Flaubert et le libéralisme politique du XIXe siècle.
« droits de l’individu et de l’État » dans Bouvard et Pécuchet
Nobuyuki HIRASAWA
Dans le chapitre VI de Bouvard et Pécuchet, Flaubert tente de remettre en question certains postulats des sciences politiques de son époque, notamment la dichotomie entre les droits de l’individu et ceux de l’État. Dans cet article, nous nous proposons d’analyser la façon dont le « libéral enragé » Flaubert a mis en scène cette dichotomie. Nous examinons en particulier la genèse d’une scène de discussion où les deux protagonistes se disputent avec le notaire du village au sujet de la liberté d’expression et du salut public. Cette scène s’inspire des débats sur les droits respectifs de l’individu et de l’État entre John Stuart Mill et Charles-Brook Dupont-White.

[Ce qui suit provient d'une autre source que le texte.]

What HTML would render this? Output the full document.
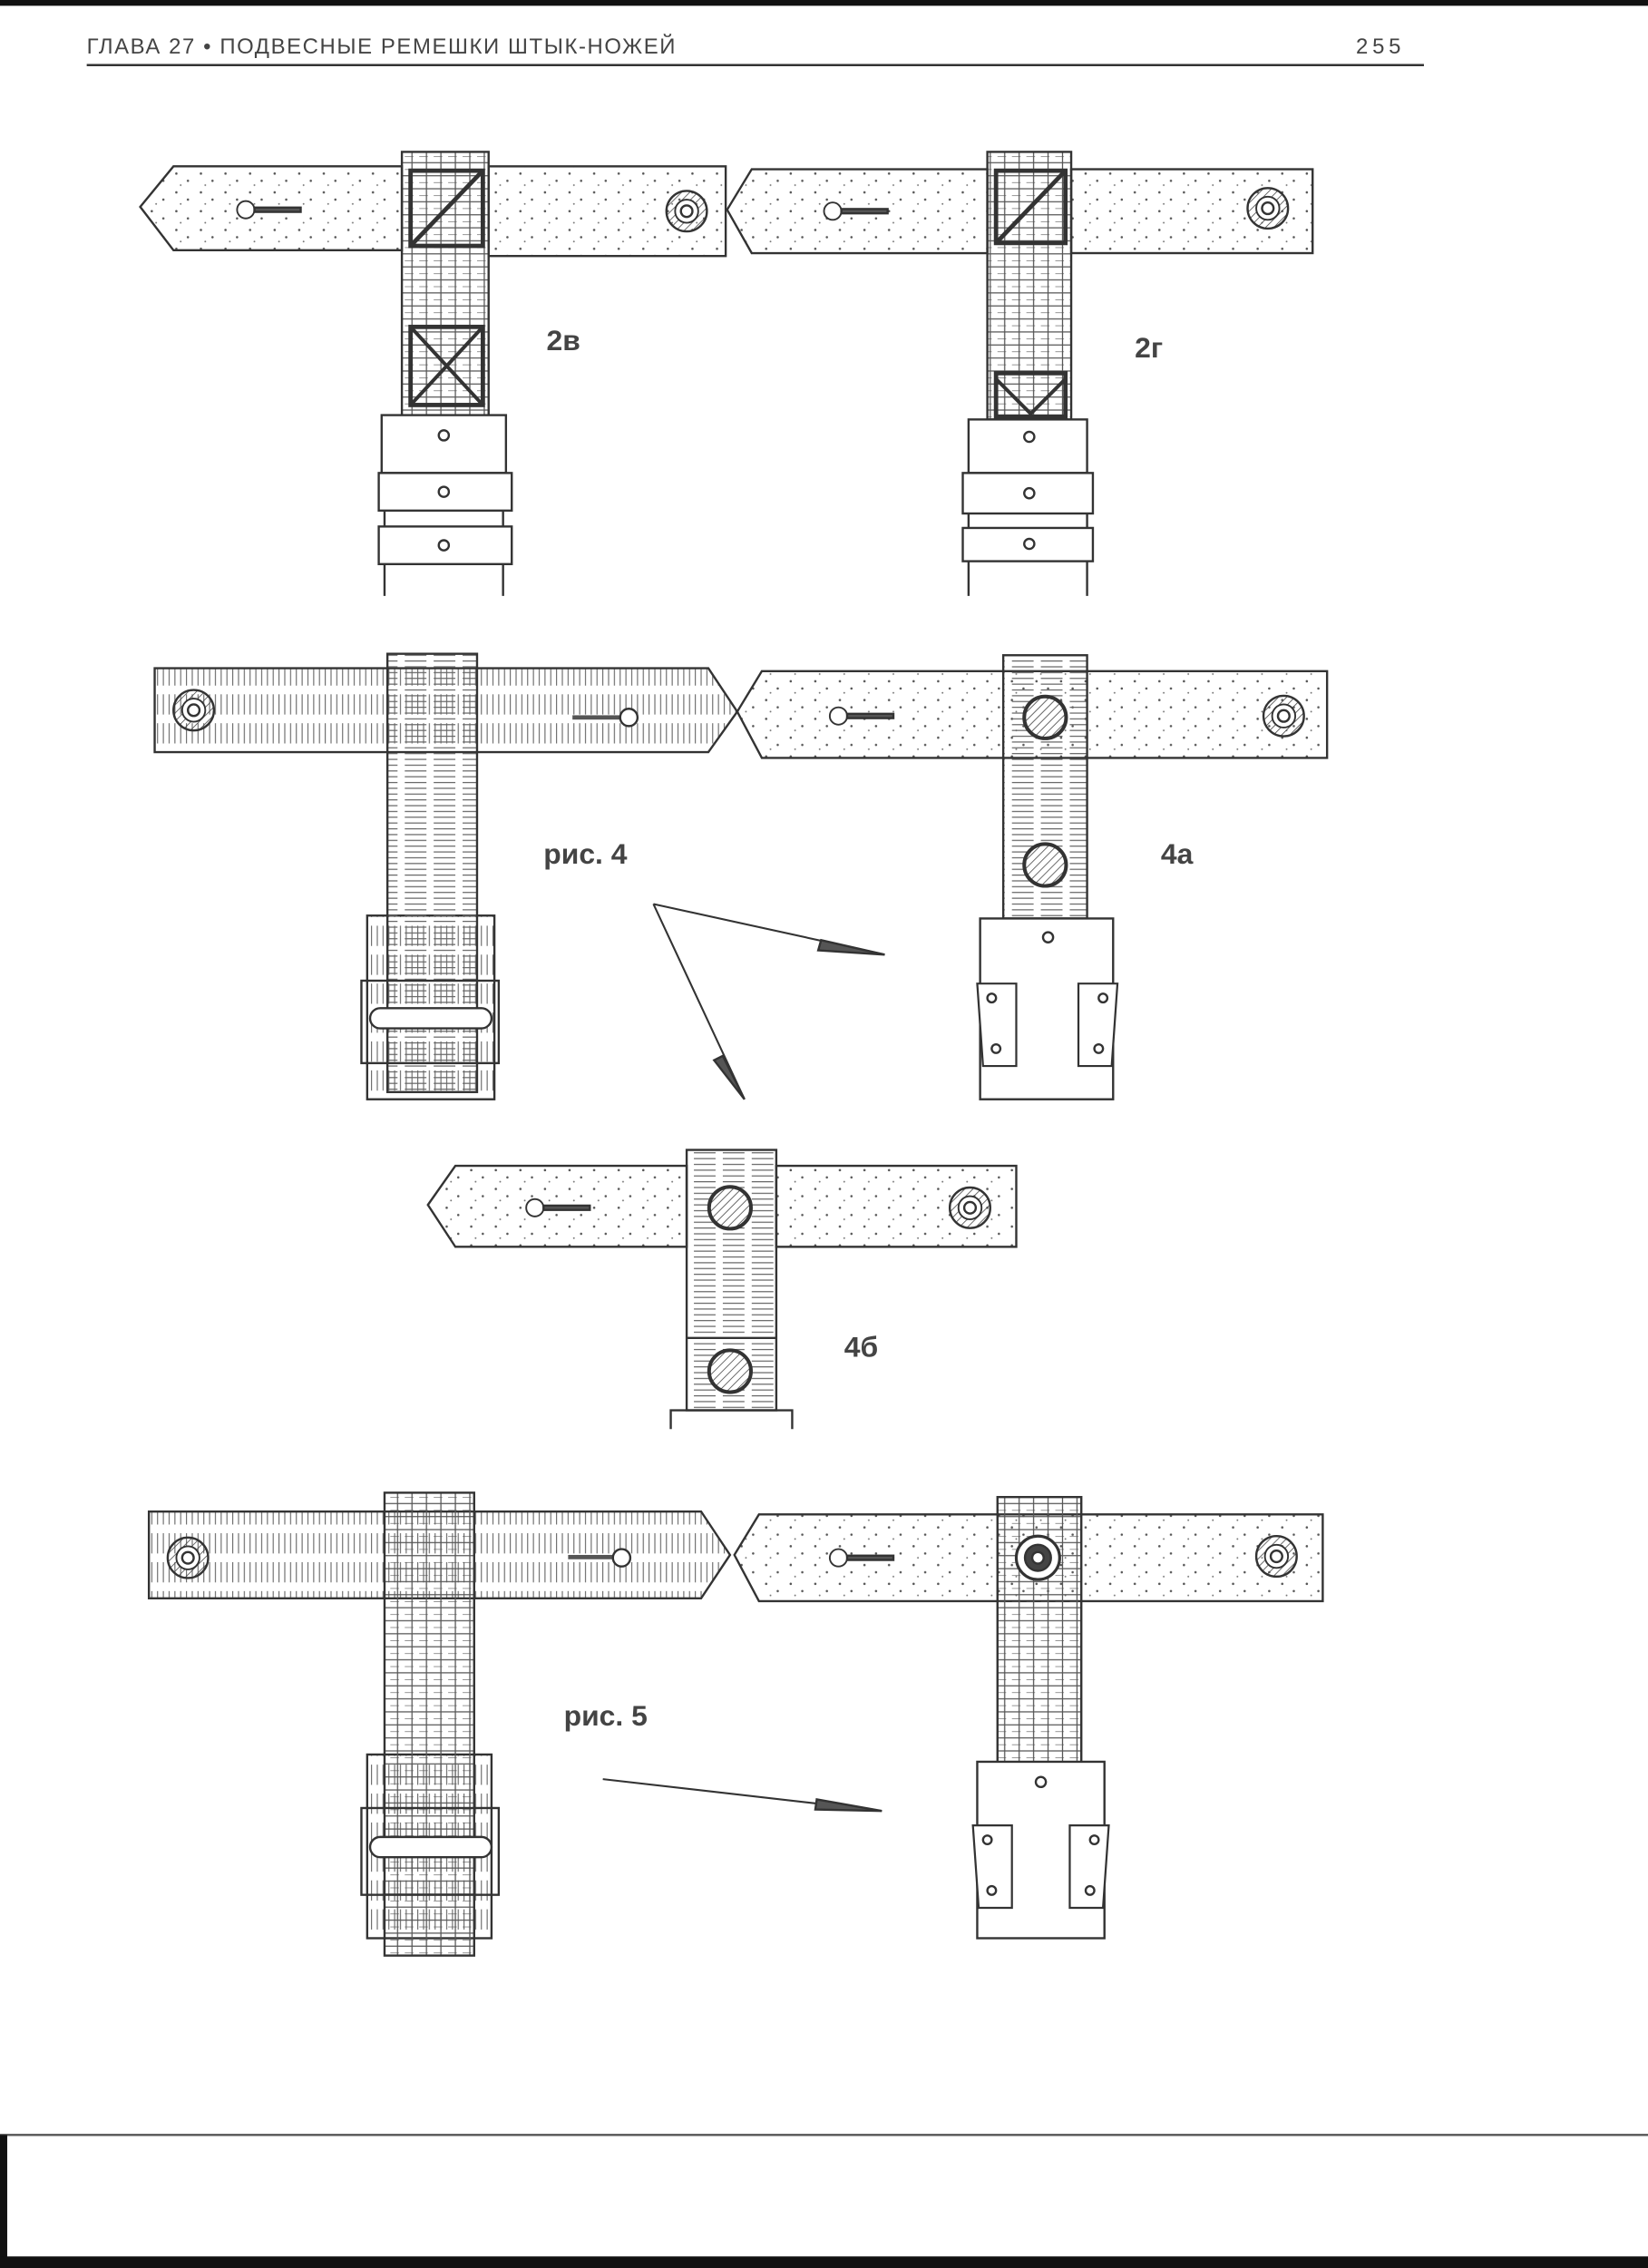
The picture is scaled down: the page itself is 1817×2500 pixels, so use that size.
<!DOCTYPE html>
<html><head><meta charset="utf-8"><style>
html,body{margin:0;padding:0;background:#fff;width:1817px;height:2500px;overflow:hidden}
svg{display:block}
text{font-family:"Liberation Sans","DejaVu Sans",sans-serif}
</style></head><body>
<svg width="1817" height="2500" viewBox="0 0 1140 1568" preserveAspectRatio="none" xmlns="http://www.w3.org/2000/svg">
<defs>
<pattern id="dots" width="17" height="13" patternUnits="userSpaceOnUse">
<circle cx="3" cy="3" r="0.8" fill="#555"/><circle cx="11" cy="8" r="0.8" fill="#555"/><circle cx="6" cy="11" r="0.6" fill="#777"/></pattern>
<pattern id="grid" width="10" height="9" patternUnits="userSpaceOnUse">
<path d="M0 4.5H10M5 0V9M0 0H6" stroke="#555" stroke-width="0.8" fill="none"/></pattern>
<pattern id="vl" width="4" height="20" patternUnits="userSpaceOnUse">
<path d="M1 0V14" stroke="#666" stroke-width="0.7"/></pattern>
<pattern id="hl" width="20" height="4" patternUnits="userSpaceOnUse">
<path d="M0 1H15" stroke="#666" stroke-width="0.7"/></pattern>
<pattern id="hatch" width="4" height="4" patternUnits="userSpaceOnUse" patternTransform="rotate(45)">
<path d="M0 0V4" stroke="#444" stroke-width="1"/></pattern>
<g id="rivet"><circle r="14" fill="url(#hatch)" stroke="#333" stroke-width="1.5"/><circle r="8" fill="#fff" stroke="#333" stroke-width="1.2"/><circle r="4" fill="none" stroke="#333"/></g>
<g id="hrivet"><circle r="15" fill="#fff" stroke="#333" stroke-width="1.5"/><circle r="14" fill="url(#hatch)"/></g>
<g id="hole"><circle r="6" fill="#fff" stroke="#333" stroke-width="1.2"/><rect x="6" y="-1.5" width="32" height="3" fill="#555"/></g>
<g id="tabs"><path d="M0 0H27V57H4Z" fill="#fff" stroke="#333" stroke-width="1.4"/><circle cx="10" cy="10" r="3" fill="none" stroke="#333"/><circle cx="13" cy="45" r="3" fill="none" stroke="#333"/></g>
</defs>
<g stroke="#333" stroke-width="1.5">
<rect x="0" y="0" width="1140" height="4" fill="#111" stroke="none"/>
<text x="60" y="37" font-size="15" fill="#444" stroke="none" letter-spacing="1">ГЛАВА 27 • ПОДВЕСНЫЕ РЕМЕШКИ ШТЫК-НОЖЕЙ</text>
<text x="938" y="37" font-size="15" fill="#444" stroke="none" letter-spacing="3">255</text>
<line x1="60" y1="45" x2="985" y2="45" stroke-width="1.5"/>

<path d="M97 143L120 115H278V173H120Z" fill="url(#dots)"/>
<rect x="338" y="115" width="164" height="62" fill="url(#dots)"/>
<use href="#hole" x="170" y="145"/><use href="#rivet" x="475" y="146"/>
<rect x="278" y="105" width="60" height="183" fill="url(#grid)"/>
<rect x="284" y="118" width="50" height="52" fill="none" stroke-width="3"/><line x1="284" y1="170" x2="334" y2="118" stroke-width="3"/>
<rect x="284" y="226" width="50" height="54" fill="none" stroke-width="3"/><path d="M284 226L334 280M334 226L284 280" stroke-width="2.5"/>
<rect x="264" y="287" width="86" height="40" fill="#fff"/>
<path d="M266 353V412M348 353V412" fill="none"/>
<rect x="262" y="327" width="92" height="26" fill="#fff"/><rect x="262" y="364" width="92" height="26" fill="#fff"/>
<circle cx="307" cy="301" r="3.5" fill="none"/><circle cx="307" cy="340" r="3.5" fill="none"/><circle cx="307" cy="377" r="3.5" fill="none"/>
<text x="378" y="242" font-size="20" font-weight="bold" fill="#444" stroke="none">2в</text>

<path d="M503 145L520 117H683V175H520Z" fill="url(#dots)"/>
<rect x="741" y="117" width="167" height="58" fill="url(#dots)"/>
<use href="#hole" x="576" y="146"/><use href="#rivet" x="877" y="144"/>
<rect x="683" y="105" width="58" height="185" fill="url(#grid)"/>
<rect x="689" y="118" width="48" height="50" fill="none" stroke-width="3"/><line x1="689" y1="168" x2="737" y2="118" stroke-width="3"/>
<rect x="689" y="258" width="48" height="30" fill="none" stroke-width="3"/><path d="M689 262L713 286L737 262" stroke-width="2.5" fill="none"/>
<rect x="670" y="290" width="82" height="37" fill="#fff"/>
<path d="M670 355V412M752 355V412" fill="none"/>
<rect x="666" y="327" width="90" height="28" fill="#fff"/><rect x="666" y="365" width="90" height="23" fill="#fff"/>
<circle cx="712" cy="302" r="3.5" fill="none"/><circle cx="712" cy="341" r="3.5" fill="none"/><circle cx="712" cy="376" r="3.5" fill="none"/>
<text x="785" y="247" font-size="20" font-weight="bold" fill="#444" stroke="none">2г</text>

<path d="M107 462H490L510 492L490 520H107Z" fill="url(#vl)"/>
<use href="#rivet" x="134" y="491"/>
<rect x="396" y="494.5" width="36" height="3" fill="#555" stroke="none"/><circle cx="435" cy="496" r="6" fill="#fff"/>
<rect x="254" y="633" width="88" height="127" fill="url(#vl)"/>
<rect x="268" y="452" width="62" height="303" fill="url(#hl)"/>
<rect x="250" y="678" width="95" height="57" fill="none"/>
<rect x="256" y="697" width="84" height="14" rx="7" fill="#fff"/>
<text x="376" y="597" font-size="20" font-weight="bold" fill="#444" stroke="none">рис. 4</text>

<path d="M510 492L527 464H918V524H527Z" fill="url(#dots)"/>
<use href="#hole" x="580" y="495"/><use href="#rivet" x="888" y="495"/>
<rect x="694" y="453" width="58" height="182" fill="url(#hl)"/>
<use href="#hrivet" x="723" y="496"/><use href="#hrivet" x="723" y="598"/>
<rect x="678" y="635" width="92" height="125" fill="#fff"/>
<circle cx="725" cy="648" r="3.5" fill="none"/>
<use href="#tabs" x="676" y="680"/><use href="#tabs" x="773" y="680" transform="translate(1546 0) scale(-1 1)"/>
<text x="803" y="597" font-size="20" font-weight="bold" fill="#444" stroke="none">4а</text>
<path d="M452 625L612 660M452 625L515 760" stroke-width="1.3" fill="none"/>
<path d="M568 650L612 660L566 657Z" fill="#555"/>
<path d="M500 730L515 760L494 733Z" fill="#555"/>

<path d="M296 833L315 806H475V862H315Z" fill="url(#dots)"/>
<rect x="537" y="806" width="166" height="56" fill="url(#dots)"/>
<use href="#hole" x="370" y="835"/><use href="#rivet" x="671" y="835"/>
<rect x="475" y="795" width="62" height="180" fill="url(#hl)"/>
<line x1="475" y1="925" x2="537" y2="925"/>
<use href="#hrivet" x="505" y="835"/><use href="#hrivet" x="505" y="948"/>
<path d="M464 988V975H548V988" fill="none"/>
<text x="584" y="938" font-size="20" font-weight="bold" fill="#444" stroke="none">4б</text>

<path d="M103 1045H485L505 1075L485 1105H103Z" fill="url(#vl)"/>
<use href="#rivet" x="130" y="1077"/>
<rect x="393" y="1075" width="36" height="3" fill="#555" stroke="none"/><circle cx="430" cy="1077" r="6" fill="#fff"/>
<rect x="254" y="1213" width="86" height="127" fill="url(#vl)"/>
<rect x="266" y="1032" width="62" height="320" fill="url(#grid)"/>
<rect x="250" y="1250" width="95" height="60" fill="none"/>
<rect x="256" y="1270" width="84" height="14" rx="7" fill="#fff"/>
<text x="390" y="1193" font-size="20" font-weight="bold" fill="#444" stroke="none">рис. 5</text>
<path d="M417 1230L610 1252" stroke-width="1.3"/>
<path d="M565 1244L610 1252L564 1251Z" fill="#555"/>

<path d="M508 1075L525 1047H915V1107H525Z" fill="url(#dots)"/>
<use href="#hole" x="580" y="1077"/><use href="#rivet" x="883" y="1076"/>
<rect x="690" y="1035" width="58" height="185" fill="url(#grid)"/>
<circle cx="718" cy="1077" r="15" fill="#fff" stroke-width="2"/><circle cx="718" cy="1077" r="9" fill="#444"/><circle cx="718" cy="1077" r="4" fill="#fff"/>
<rect x="676" y="1218" width="88" height="122" fill="#fff"/>
<circle cx="720" cy="1232" r="3.5" fill="none"/>
<use href="#tabs" x="673" y="1262"/><use href="#tabs" x="767" y="1262" transform="translate(1534 0) scale(-1 1)"/>

<line x1="0" y1="1476" x2="1140" y2="1476" stroke="#555" stroke-width="1.5"/>
<rect x="0" y="1476" width="5" height="92" fill="#111" stroke="none"/>
<rect x="0" y="1560" width="1140" height="8" fill="#111" stroke="none"/>
</g>
</svg>
</body></html>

Caricaturant ces débats, Flaubert attribue aux deux protagonistes du roman des arguments individualistes, et au notaire du village des raisonnements étatistes, comme la doctrine du salut public. Or, le roman révèle qu’une telle dichotomie est en fait inopérante. Car, si le notaire du village invoque le salut public pour justifier des mesures tyranniques, c’est parce qu’il craint que le désordre ne nuise à ses affaires. Indifférent aux affaires publiques, et soucieux de maintenir l’ordre à tout prix, ce personnage figure les écueils de « l’individualisme » tels qu’ils sont décrits par Tocqueville. Paradoxalement, le roman posthume de Flaubert nous montre ainsi que l’étatisme et l’individualisme, se confondant souvent, s’avèrent incapables de garantir les droits individuels face à l’autorité. Sur ce point, notre auteur n’est pas un libertaire, mais un libéral au sens authentique du terme, pleinement conscient des dangers de l’étatisme comme de l’individualisme, deux doctrines intransigeantes.